Iuri também se adaptou, se calhar anda descalça como quem sobe um degrau na evolução dessa subespécie humana que é a dos que amam o deserto. Casou com um homem da sua subespécie, um branco sul-africano que também se mudou para Sossusvlei. O apelido do marido é “Bushman”, em português significa “bosquímano”. Não é alcunha, dizem-me, é mesmo assim. Juntos, possuem uma pequena agência de turismo, especializada em passeios pedestres por Sossusvlei.

Há alguns meses atrás atravessaram o Namib desde aqui até ao Atlântico, a pé. E descalços, claro. Lembro-me de uma conversa com o meu amigo Ian, que vive perto daqui, em Witsvlei, na orla de outro grande deserto, o Kalaári. Ian elogiava as vantagens de possuir um todo-terreno na Namíbia: “às vezes, conduzo até lugares tão afastados de qualquer estrada que acredito ser o primeiro homem a chegar lá”. Descalço, pelos vistos, vai-se mais longe.

Enquanto a Iuri vai explicando todos os truques que a vida teve que inventar para sobreviver aqui — e por vezes nem sequer conseguiu — eu penso na absurda teoria do “intelligent design”, que os fundamentalistas evangélicos gostam de citar. Deus foi conduzindo a evolução das espécies até ao produto final, o Homem. Então para quê as dezenas de milhares de espécies extintas? E para quê este “desvio” pelo deserto? Para eles, a teoria da evolução de Darwin e o dogma criacionista da Bíblia são compatíveis; Religião e Ciência são duas faces da mesma moeda. Não são.
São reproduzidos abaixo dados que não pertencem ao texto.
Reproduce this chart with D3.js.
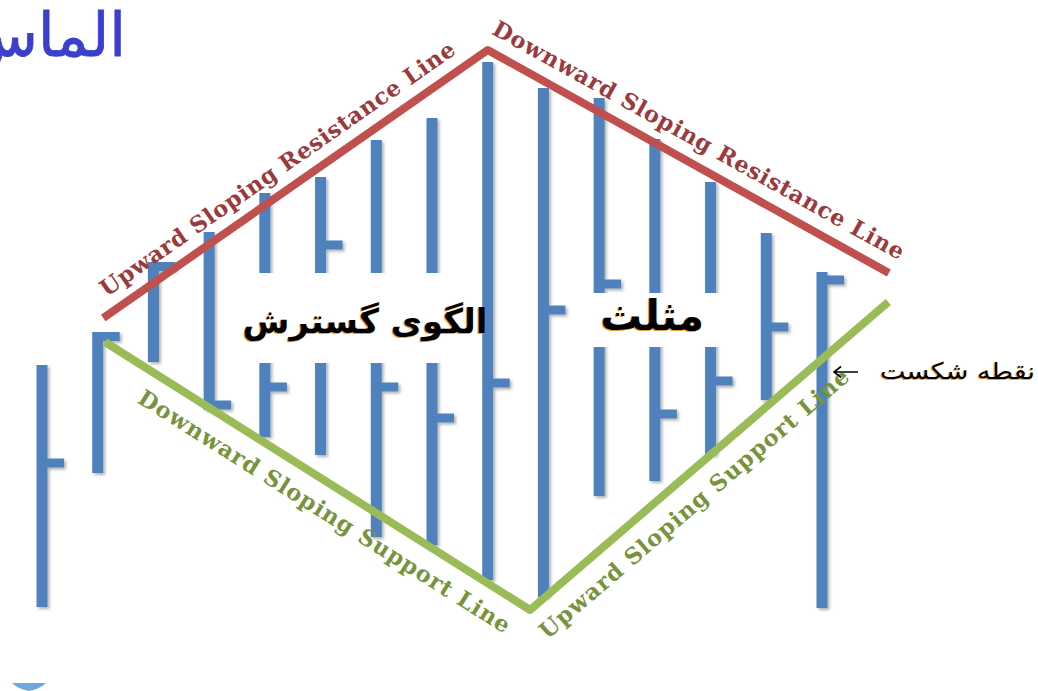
<!DOCTYPE html>
<html><head><meta charset="utf-8">
<script src="https://cdn.jsdelivr.net/npm/d3@7"></script>
<style>html,body{margin:0;padding:0;background:#fff;overflow:hidden}</style>
</head><body><svg id="c" width="1038" height="691"></svg>
<script>
// ---- data (bar index, price units) ----
const barIds  = [1, 2, 3, 4, 5, 6, 7, 8, 9, 10, 11, 12, 13, 14, 15];
const highs   = [28.5, 31.8, 38.8, 41.8, 45.7, 47.3, 51.0, 53.2, 58.8, 56.2, 55.2, 51.1, 46.8, 41.7, 37.8];
const lows    = [4.3, 17.7, 28.8, 24.0, 21.3, 19.5, 11.3, 10.5, 7.0, 5.3, 15.4, 16.9, 19.5, 25.0, 4.2];
const closes  = [18.7, 31.4, 38.4, 24.5, 26.3, 40.5, 26.3, 23.2, 26.7, 34.0, 36.6, 23.6, 26.9, 32.3, 37.0];
const resistanceX = [2.1, 9.0, 16.2];
const resistanceY = [33.2, 60.0, 37.7];
const supportX = [2.13, 9.76, 16.19];
const supportY = [30.8, 4.0, 34.8];
const lineLabels = ["Upward Sloping Resistance Line", "Downward Sloping Resistance Line",
                    "Downward Sloping Support Line", "Upward Sloping Support Line"];
const titleText = "الماس";
const patternLabels = ["الگوی گسترش", "مثلث"];
const breakLabel = "نقطه شکست";
const boxX0 = [4.48, 10.57], boxX1 = [8.83, 13.26];
const boxTop = [37.7, 35.7], boxBottom = [28.7, 30.3];

// ---- scales ----
const x = d3.scaleLinear().domain([1, 15]).range([42, 822]);
const y = d3.scaleLinear().domain([0, 60]).range([650, 50]);
const svg = d3.select('#c');
svg.append('rect').attr('width',1038).attr('height',691).attr('fill','#fff');

const defs = svg.append('defs');
const f = defs.append('filter').attr('id','sh').attr('x','-50%').attr('y','-10%').attr('width','200%').attr('height','120%');
f.append('feDropShadow').attr('dx',2).attr('dy',2).attr('stdDeviation',1.4).attr('flood-color','#000').attr('flood-opacity',0.3);

// ---- bars ----
const BW = 11, TL = 22, TH = 9;
const bars = svg.append('g').attr('filter','url(#sh)');
const data = barIds.map((id,i)=>({id, h:highs[i], l:lows[i], c:closes[i]}));
bars.selectAll('rect.bar').data(data).join('rect').attr('class','bar')
  .attr('x', d=>x(d.id)-BW/2).attr('y', d=>y(d.h)).attr('width', BW).attr('height', d=>y(d.l)-y(d.h))
  .attr('fill','#4f81bd');
bars.selectAll('rect.tick').data(data).join('rect').attr('class','tick')
  .attr('x', d=>x(d.id)).attr('y', d=>Math.max(y(d.h), y(d.c)-TH/2)).attr('width', TL).attr('height', TH)
  .attr('fill','#4f81bd');

// ---- white boxes behind pattern names ----
svg.selectAll('rect.box').data(boxX0).join('rect').attr('class','box')
  .attr('x',(d,i)=>x(boxX0[i])).attr('y',(d,i)=>y(boxTop[i]))
  .attr('width',(d,i)=>x(boxX1[i])-x(boxX0[i])).attr('height',(d,i)=>y(boxBottom[i])-y(boxTop[i]))
  .attr('fill','#fff');

// ---- trend lines ----
const lineGen = d3.line().x(d=>x(d[0])).y(d=>y(d[1]));
const resPts = resistanceX.map((v,i)=>[v, resistanceY[i]]);
const supPts = supportX.map((v,i)=>[v, supportY[i]]);
svg.append('path').attr('d', lineGen(resPts)).attr('fill','none').attr('stroke','#c0504d')
  .attr('stroke-width',8).attr('stroke-linejoin','round');
svg.append('path').attr('d', lineGen(supPts)).attr('fill','none').attr('stroke','#9bbb59')
  .attr('stroke-width',8).attr('stroke-linejoin','round');

// ---- labels along the lines ----
function along(p0, p1, t, off, txt, len, color) {
  const X0=x(p0[0]), Y0=y(p0[1]), X1=x(p1[0]), Y1=y(p1[1]);
  const dx=X1-X0, dy=Y1-Y0, L=Math.hypot(dx,dy);
  const ux=dx/L, uy=dy/L, nx=-uy, ny=ux;
  const cx=X0+dx*t+nx*off, cy=Y0+dy*t+ny*off;
  const ang=Math.atan2(dy,dx)*180/Math.PI;
  svg.append('text').attr('transform',`translate(${cx},${cy}) rotate(${ang})`)
    .attr('text-anchor','middle').attr('font-family','DejaVu Serif, serif').attr('font-weight','bold')
    .attr('font-size',22.5).attr('fill',color).attr('textLength',len).attr('lengthAdjust','spacing')
    .text(txt);
}
along(resPts[0], resPts[1], 0.487, -15, lineLabels[0], 427, '#9a3a3c');
along(resPts[1], resPts[2], 0.497, -16, lineLabels[1], 467, '#9a3a3c');
along(supPts[0], supPts[1], 0.549, 34, lineLabels[2], 435, '#77933c');
along(supPts[1], supPts[2], 0.41, 34, lineLabels[3], 400, '#77933c');

// ---- title (cut at the left edge, as in the original) ----
svg.append('text').attr('x',126).attr('y',56).attr('text-anchor','end')
  .attr('font-family','DejaVu Sans, sans-serif').attr('font-size',60).attr('fill','#3b3fcc')
  .attr('stroke','#3b3fcc').attr('stroke-width',0.8)
  .text(titleText);

// ---- Persian pattern names ----
function fitText(cx, by, txt, width, size) {
  const g = svg.append('g');
  const mk = (dx,dy,col)=>g.append('text').attr('x',cx+dx).attr('y',by+dy).attr('text-anchor','middle')
    .attr('font-family','DejaVu Sans, sans-serif').attr('font-weight','bold').attr('font-size',size)
    .attr('fill',col).text(txt);
  const a = mk(-1,1,'#e8a040'); const b = mk(0,0,'#000');
  const w = b.node().getComputedTextLength();
  const s = size*width/w;
  a.attr('font-size',s); b.attr('font-size',s);
}
fitText((x(boxX0[0])+x(boxX1[0]))/2+8, (y(boxTop[0])+y(boxBottom[0]))/2+15, patternLabels[0], 245, 36);
fitText((x(boxX0[1])+x(boxX1[1]))/2+2, (y(boxTop[1])+y(boxBottom[1]))/2+10, patternLabels[1], 104, 36);

// ---- break point ----
const g2 = svg.append('g');
[[ -1, 1, '#e8a040'], [0, 0, '#000']].forEach(([dx,dy,col])=>{
  g2.append('text').attr('x',880+dx).attr('y',379+dy).attr('text-anchor','start')
    .attr('font-family','DejaVu Sans, sans-serif').attr('font-size',23).attr('fill',col)
    .attr('textLength',155).attr('lengthAdjust','spacingAndGlyphs').text(breakLabel);
});
g2.append('path').attr('d','M858,372 L834,372 M841,366.5 L834,372 L841,377.5')
  .attr('fill','none').attr('stroke','#000').attr('stroke-width',1.6);

// ---- small decoration bottom-left ----
svg.append('path').attr('d','M12,683 L46,683 Q40,689 29,691 Q18,689 12,683 Z').attr('fill','#6fa8dc');
</script></body></html>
Penso que são como uma ampulheta: à medida que a areia irá enchendo o compartimento da Ciência e do saber, o outro compartimento irá esvaziando-se até perder qualquer significado.

Penso também noutra coisa. Que este tour devia durar duas horas, foi o que pagámos. Mas a Iuri já está connosco há três horas e meia, e não parece querer terminar as suas explicações. Encontra sempre mais um lagarto, um cacto, uma mudança de direcção do vento, um vestígio de mar na areia do deserto. E segue mais uma explicação. Iuri ama o deserto, e gosta de partilhar esse amor. Nós agradecemos. “Venham atrás de mim, não precisam de correr”, repete, enquanto corre à nossa frente, à procura de mais vida para explicar, descalça.